12. Captions. Captions provided herein are for convenience only and are not to serve as a basis for interpretation or construction of this Agreement.

 

13. Agreement Severable. In the event that any provision in this Agreement shall be held invalid or unenforceable, such provision shall be severable from, and such invalidity or unenforceability shall not be construed to have any effect on, the remaining provisions of this Agreement.

 

14. Entire Agreement; Governing Law. The Plan is incorporated herein by reference. This Agreement and the Plan constitute the entire agreement of the parties with respect to the subject matter hereof and supersede in their entirety all prior undertakings and agreements of the Company and Grantee with respect to the subject matter hereof, and may not be modified adversely to the Grantee’s interest except by means of a writing signed by the Company and Grantee.
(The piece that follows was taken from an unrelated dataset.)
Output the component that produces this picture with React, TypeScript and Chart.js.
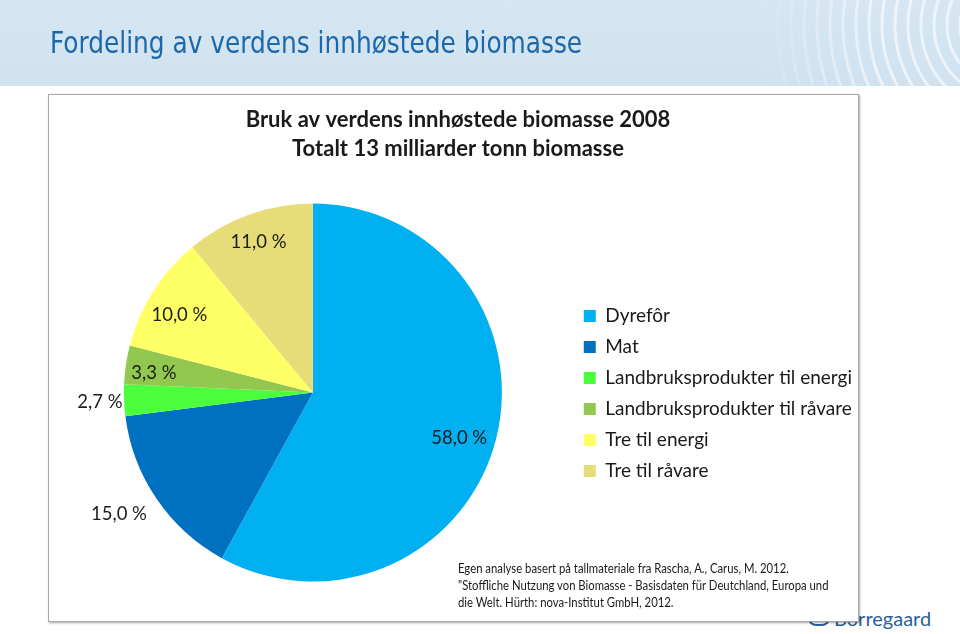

This agreement is governed by the internal substantive laws, but not the choice of law rules, of California.

 

15. Modifications to the Agreement. This Agreement constitutes the entire understanding of the parties on the subjects covered. The Grantee expressly warrants that he or she is not executing this Agreement in reliance on any promises, representations, or inducements other than those contained herein. Modifications to this Agreement or the Plan can be made only in an express written contract executed by a duly authorized officer of the Company.